**Goal**:
Could you repeat, exactly as they stand, the lines between the one with "Write the matplotlib code for this chart." and the one with "plt.rcParams['font.family'] = ['Liberation", inclusive, minus the pictures?

**Extracted records**:

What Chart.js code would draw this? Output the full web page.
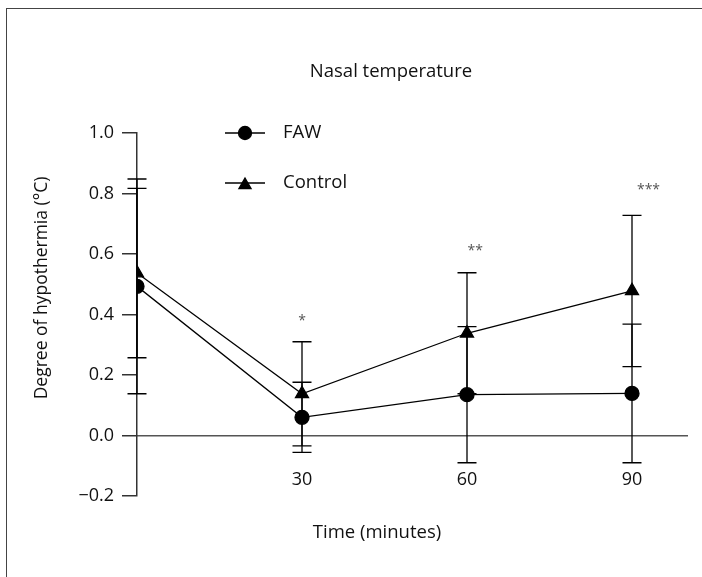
<!DOCTYPE html>
<html>
<head>
<meta charset="utf-8">
<style>
  html, body { margin: 0; padding: 0; background: #fff; }
  #wrap { position: relative; width: 702px; height: 577px; overflow: hidden; }
  #frame { position: absolute; left: 6px; top: 8px; right: -2px; bottom: -2px;
           border-left: 1.5px solid #444; border-top: 1.5px solid #444; pointer-events: none; }
</style>
</head>
<body>
<div id="wrap">
  <canvas id="chart" width="702" height="577"></canvas>
  <div id="frame"></div>
</div>
<script src="https://cdn.jsdelivr.net/npm/chart.js@4.4.1/dist/chart.umd.min.js"></script>
<script>
// values
const times = [0, 30, 60, 90];
const fawMean = [0.493, 0.06, 0.135, 0.139];
const fawSd = [0.355, 0.116, 0.225, 0.229];
const ctrlMean = [0.537, 0.138, 0.338, 0.478];
const ctrlSd = [0.28, 0.172, 0.2, 0.25];
const xTicks = [30, 60, 90];
const sigLabels = ['*', '**', '***'];
const sigX = [30, 61.5, 93];
const sigY = [0.39, 0.62, 0.82];

const FONT = '"Open Sans", sans-serif';
const TEXT = '#111';

function points(means) {
  return times.map((t, i) => ({x: t, y: means[i]}));
}

// vertical SD bars with caps
const errorBars = {
  id: 'errorBars',
  afterDatasetsDraw(chart) {
    const {ctx, scales: {x, y}} = chart;
    ctx.save();
    ctx.strokeStyle = '#000';
    ctx.lineWidth = 1.3;
    chart.data.datasets.forEach(ds => {
      ds.data.forEach((p, i) => {
        const px = x.getPixelForValue(p.x);
        const lo = y.getPixelForValue(p.y - ds.sd[i]);
        const hi = y.getPixelForValue(p.y + ds.sd[i]);
        ctx.beginPath();
        ctx.moveTo(px, lo); ctx.lineTo(px, hi);
        ctx.moveTo(px - 9.5, lo); ctx.lineTo(px + 9.5, lo);
        ctx.moveTo(px - 9.5, hi); ctx.lineTo(px + 9.5, hi);
        ctx.stroke();
      });
    });
    ctx.restore();
  }
};

// titles, significance stars and the legend inside the plot
const labels = {
  id: 'labels',
  afterDraw(chart) {
    const {ctx, chartArea: a, scales: {x, y}} = chart;
    ctx.save();
    ctx.fillStyle = TEXT;
    ctx.textAlign = 'center';
    ctx.textBaseline = 'middle';

    ctx.font = '18.5px ' + FONT;
    ctx.fillText('Nasal temperature', 391, 72);
    ctx.fillText('Time (minutes)', 377, 533);

    ctx.save();
    ctx.translate(42, 288);
    ctx.rotate(-Math.PI / 2);
    ctx.font = '17.5px ' + FONT;
    ctx.fillText('Degree of hypothermia (°C)', 0, 0);
    ctx.restore();

    ctx.fillStyle = '#555';
    ctx.font = '14px ' + FONT;
    sigLabels.forEach((s, i) => {
      ctx.fillText(s, x.getPixelForValue(sigX[i]), y.getPixelForValue(sigY[i]) + 3);
    });

    // legend
    const lx = a.left + 88, rows = [a.top, a.top + 50];
    chart.data.datasets.forEach((ds, i) => {
      const ly = rows[i];
      ctx.strokeStyle = '#000';
      ctx.lineWidth = 1.3;
      ctx.beginPath();
      ctx.moveTo(lx, ly); ctx.lineTo(lx + 40, ly);
      ctx.stroke();
      ctx.fillStyle = '#000';
      Chart.helpers.drawPoint(ctx, {pointStyle: ds.pointStyle, radius: ds.pointRadius - 0.5, rotation: 0, borderWidth: 1}, lx + 20, ly + (ds.pointStyle === 'triangle' ? 2 : 0));
      ctx.fillStyle = TEXT;
      ctx.textAlign = 'left';
      ctx.font = '18.5px ' + FONT;
      ctx.fillText(ds.label, lx + 58, ly);
    });
    ctx.restore();
  }
};

const ctx = document.getElementById('chart').getContext('2d');
new Chart(ctx, {
  type: 'line',
  data: {
    datasets: [
      {
        label: 'FAW',
        data: points(fawMean),
        sd: fawSd,
        borderColor: '#000',
        borderWidth: 1.3,
        pointStyle: 'circle',
        pointRadius: 7,
        pointBackgroundColor: '#000',
        pointBorderColor: '#000',
      },
      {
        label: 'Control',
        data: points(ctrlMean),
        sd: ctrlSd,
        borderColor: '#000',
        borderWidth: 1.3,
        pointStyle: 'triangle',
        pointRadius: 7.5,
        pointBackgroundColor: '#000',
        pointBorderColor: '#000',
      }
    ]
  },
  options: {
    responsive: false,
    animation: false,
    layout: {padding: {left: 0, right: 15, top: 133, bottom: 81}},
    plugins: {
      legend: {display: false},
      tooltip: {enabled: false},
      title: {display: false}
    },
    scales: {
      x: {
        type: 'linear',
        min: 0,
        max: 100,
        position: {y: 0},
        afterBuildTicks: s => { s.ticks = xTicks.map(v => ({value: v})); },
        grid: {display: false, drawTicks: false},
        border: {display: true, color: '#555', width: 1.5},
        ticks: {padding: 34, font: {family: FONT, size: 18}, color: TEXT}
      },
      y: {
        min: -0.2,
        max: 1.0,
        afterFit: s => { s.width = 137; },
        ticks: {
          stepSize: 0.2,
          padding: 8,
          font: {family: FONT, size: 18},
          color: TEXT,
          callback: v => (Math.abs(v) < 1e-9 ? 0 : v).toFixed(1).replace('-', '\u2212')
        },
        grid: {drawOnChartArea: false, tickLength: 15, color: '#333', lineWidth: 1.5},
        border: {color: '#333', width: 1.5}
      }
    }
  },
  plugins: [errorBars, labels]
});
</script>
</body>
</html>
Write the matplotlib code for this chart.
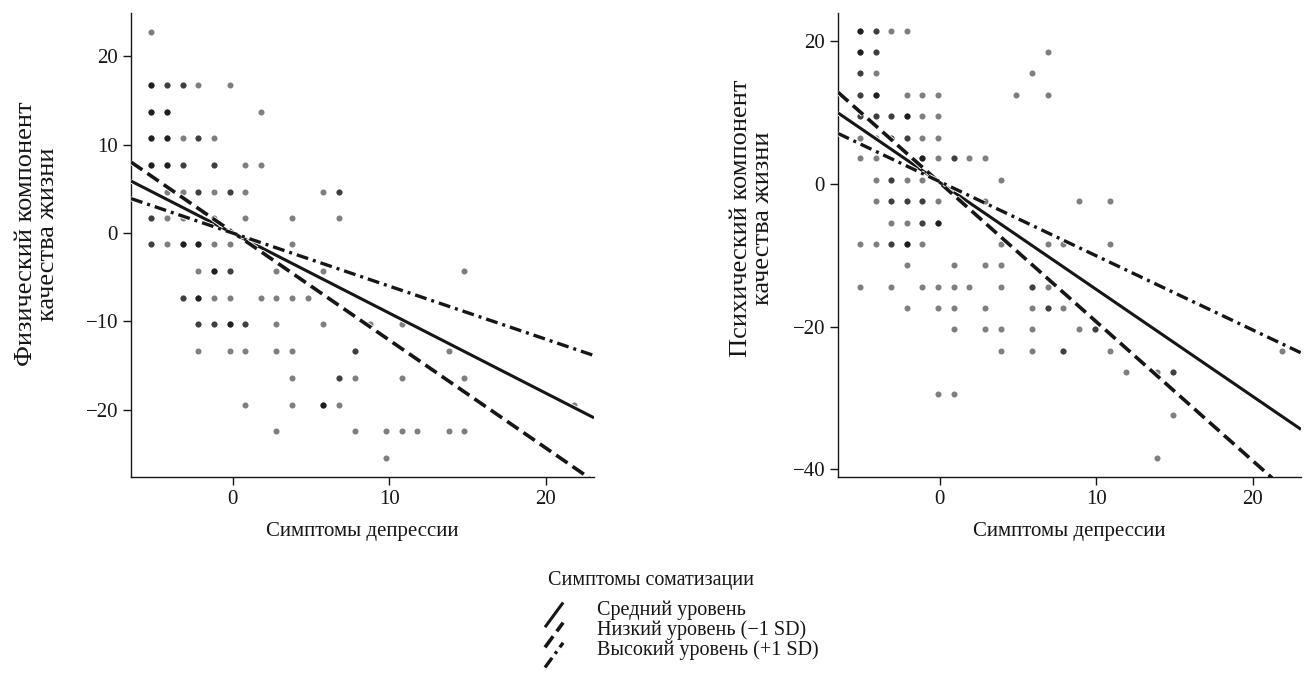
import matplotlib
matplotlib.use("Agg")
import matplotlib.pyplot as plt
import matplotlib.patheffects as pe
from matplotlib.legend_handler import HandlerBase
from matplotlib.lines import Line2D

plt.rcParams['font.family'] = ['Liberation Serif', 'DejaVu Serif']

# --- data ------------------------------------------------------------------
# left panel: physical component; each row = one y level, dots at x with count n
phys_y = [22.8, 16.8, 13.7, 10.8, 7.7, 4.6, 1.7, -1.2, -4.3, -7.4,
          -10.3, -13.4, -16.4, -19.4, -22.4, -25.4]
phys_x = [
    [-5.2],
    [-5.2, -4.2, -3.2, -2.2, -0.2],
    [-5.2, -4.2, 1.8],
    [-5.2, -4.2, -3.2, -2.2, -1.2],
    [-5.2, -4.2, -3.2, -1.2, 0.8, 1.8],
    [-4.2, -3.2, -2.2, -1.2, -0.2, 0.8, 5.8, 6.8],
    [-5.2, -4.2, -3.2, -1.2, 0.8, 3.8, 6.8],
    [-5.2, -4.2, -3.2, -2.2, -1.2, -0.2, 3.8],
    [-2.2, -1.2, -0.2, 2.8, 5.8, 14.8],
    [-3.2, -2.2, -1.2, -0.2, 1.8, 2.8, 3.8, 4.8],
    [-2.2, -1.2, -0.2, 0.8, 2.8, 5.8, 8.8, 10.8],
    [-2.2, -0.2, 0.8, 2.8, 3.8, 7.8, 13.8],
    [3.8, 6.8, 7.8, 10.8, 14.8],
    [0.8, 3.8, 5.8, 6.8, 21.8],
    [2.8, 7.8, 9.8, 10.8, 11.8, 13.8, 14.8],
    [9.8],
]
phys_n = [
    [1],
    [3, 2, 2, 1, 1],
    [3, 3, 1],
    [3, 3, 1, 2, 1],
    [3, 3, 2, 2, 1, 1],
    [1, 1, 2, 1, 2, 1, 1, 2],
    [2, 1, 1, 1, 1, 1, 1],
    [2, 1, 3, 3, 1, 1, 1],
    [1, 3, 2, 1, 1, 1],
    [2, 3, 1, 1, 1, 1, 1, 1],
    [2, 2, 3, 2, 1, 1, 1, 1],
    [1, 1, 1, 1, 1, 2, 1],
    [1, 2, 1, 1, 1],
    [1, 1, 3, 1, 1],
    [1, 1, 1, 1, 1, 1, 1],
    [1],
]

# right panel: mental component
ment_y = [21.5, 18.5, 15.6, 12.5, 9.5, 6.5, 3.6, 0.6, -2.4, -5.4, -8.4,
          -11.4, -14.4, -17.4, -20.4, -23.4, -26.4, -29.4, -32.4, -38.4]
ment_x = [
    [-5.1, -4.1, -3.1, -2.1],
    [-5.1, -4.1, 6.9],
    [-5.1, -4.1, 5.9],
    [-5.1, -4.1, -2.1, -1.1, -0.1, 4.9, 6.9],
    [-5.1, -4.1, -3.1, -2.1, -1.1, -0.1],
    [-5.1, -4.1, -3.1, -2.1, -1.1, -0.1],
    [-5.1, -4.1, -1.1, -0.1, 0.9, 1.9, 2.9],
    [-4.1, -3.1, -2.1, -1.1, 3.9],
    [-4.1, -3.1, -2.1, -1.1, -0.1, 2.9, 8.9, 10.9],
    [-3.1, -2.1, -1.1, -0.1],
    [-5.1, -4.1, -3.1, -2.1, -1.1, 3.9, 6.9, 7.9, 10.9],
    [-2.1, 0.9, 2.9, 3.9],
    [-5.1, -3.1, -1.1, -0.1, 0.9, 1.9, 3.9, 5.9, 6.9],
    [-2.1, -0.1, 0.9, 2.9, 5.9, 6.9, 7.9],
    [0.9, 2.9, 3.9, 5.9, 8.9, 9.9],
    [3.9, 5.9, 7.9, 10.9, 21.9],
    [11.9, 13.9, 14.9],
    [-0.1, 0.9],
    [14.9],
    [13.9],
]
ment_n = [
    [3, 2, 1, 1],
    [3, 2, 1],
    [2, 1, 1],
    [2, 3, 1, 1, 1, 1, 1],
    [2, 2, 2, 3, 1, 1],
    [1, 1, 2, 2, 1, 1],
    [1, 1, 3, 1, 2, 1, 1],
    [1, 2, 1, 1, 1],
    [1, 2, 2, 2, 1, 1, 1, 1],
    [1, 1, 2, 3],
    [1, 1, 2, 3, 1, 1, 1, 1, 1],
    [1, 1, 1, 1],
    [1, 1, 1, 1, 1, 1, 1, 2, 1],
    [1, 1, 1, 1, 1, 2, 1],
    [1, 1, 1, 1, 1, 2],
    [1, 1, 2, 1, 1],
    [1, 1, 2],
    [1, 1],
    [1],
    [1],
]

# simple slopes: mean, low (-1 SD), high (+1 SD) somatization
level_labels = ["Средний уровень", "Низкий уровень (\u22121 SD)",
                "Высокий уровень (+1 SD)"]
phys_icpt = [0.0, 0.1, 0.0]
phys_slope = [-0.905, -1.22, -0.60]
ment_icpt = [0.23, 0.2, 0.34]
ment_slope = [-1.50, -1.95, -1.04]

x_range = (-6.5, 23.1)
phys_ylim = (-27.6, 24.9)
ment_ylim = (-41.1, 24.0)
phys_yticks = [-20, -10, 0, 10, 20]
ment_yticks = [-40, -20, 0, 20]
xticks = [0, 10, 20]

x_title = "Симптомы депрессии"
phys_title = "Физический компонент\nкачества жизни"
ment_title = "Психический компонент\nкачества жизни"
legend_title = "Симптомы соматизации"

# --- styling ----------------------------------------------------------------
INK = "#161616"
line_styles = [
    dict(lw=2.2, ls="-"),
    dict(lw=2.6, ls=(0, (3.8, 1.7))),
    dict(lw=2.4, ls=(0, (3.6, 1.5, 0.9, 1.5))),
]


class DiagonalHandler(HandlerBase):
    """Legend key drawn as a short rising diagonal stroke."""

    def create_artists(self, legend, orig_handle, xdescent, ydescent,
                       width, height, fontsize, trans):
        x0 = -xdescent
        y0 = -ydescent
        line = Line2D([x0, x0 + width], [y0 - 0.9 * height, y0 + 0.85 * height])
        line.update_from(orig_handle)
        line.set_path_effects([])
        line.set_clip_on(False)
        line.set_clip_box(None)
        line.set_transform(trans)
        return [line]


def panel(ax, ys, xs, ns, icpt, slope, ylim, yticks, ylabel, ylabel_xy):
    px, py = [], []
    for y, row_x, row_n in zip(ys, xs, ns):
        for x, n in zip(row_x, row_n):
            px += [x] * n
            py += [y] * n
    ax.scatter(px, py, s=19, c="black", alpha=0.5, linewidths=0, zorder=2)

    handles = []
    for a, b, st in zip(icpt, slope, line_styles):
        xx = list(x_range)
        yy = [a + b * v for v in xx]
        ln, = ax.plot(xx, yy, color=INK, lw=st["lw"], ls=st["ls"],
                      dash_capstyle="butt", solid_capstyle="butt", zorder=3,
                      path_effects=[pe.Stroke(linewidth=st["lw"] + 1.3,
                                              foreground="white"),
                                    pe.Normal()])
        handles.append(ln)

    ax.set_xlim(*x_range)
    ax.set_ylim(*ylim)
    ax.set_xticks(xticks)
    ax.set_yticks(yticks)
    for s in ("top", "right"):
        ax.spines[s].set_visible(False)
    for s in ("left", "bottom"):
        ax.spines[s].set_linewidth(1.0)
        ax.spines[s].set_color(INK)
    ax.tick_params(direction="out", length=5.8, width=1.0, color=INK,
                   labelsize=15, pad=3.5, labelcolor=INK)
    ax.set_xlabel(x_title, fontsize=15, color=INK)
    ax.xaxis.set_label_coords(0.5, -0.098)
    ax.set_ylabel(ylabel, fontsize=19, color=INK, linespacing=1.0)
    ax.yaxis.set_label_coords(*ylabel_xy)
    return handles


fig = plt.figure(figsize=(13.09, 6.76), dpi=100)
ax1 = fig.add_axes([0.1001, 0.2944, 0.3537, 0.6864])
ax2 = fig.add_axes([0.6402, 0.2944, 0.3537, 0.6864])

h = panel(ax1, phys_y, phys_x, phys_n, phys_icpt, phys_slope,
          phys_ylim, phys_yticks, phys_title, (-0.156, 0.524))
panel(ax2, ment_y, ment_x, ment_n, ment_icpt, ment_slope,
      ment_ylim, ment_yticks, ment_title, (-0.138, 0.558))

fig.text(548 / 1309, 1 - 580 / 676, legend_title, fontsize=14.5,
         ha="left", va="center", color=INK)
fig.legend(h, level_labels, loc="upper left",
           bbox_to_anchor=(545 / 1309, 1 - 600 / 676),
           handler_map={Line2D: DiagonalHandler()},
           frameon=False, fontsize=14.5, borderpad=0, borderaxespad=0,
           handlelength=0.9, handletextpad=1.7, labelspacing=0.02,
           labelcolor=INK)

fig.savefig("out.png", dpi=100)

**Full solution**:
Write the matplotlib code for this chart.
import matplotlib
matplotlib.use("Agg")
import matplotlib.pyplot as plt
import matplotlib.patheffects as pe
from matplotlib.legend_handler import HandlerBase
from matplotlib.lines import Line2D

plt.rcParams['font.family'] = ['Liberation Serif', 'DejaVu Serif']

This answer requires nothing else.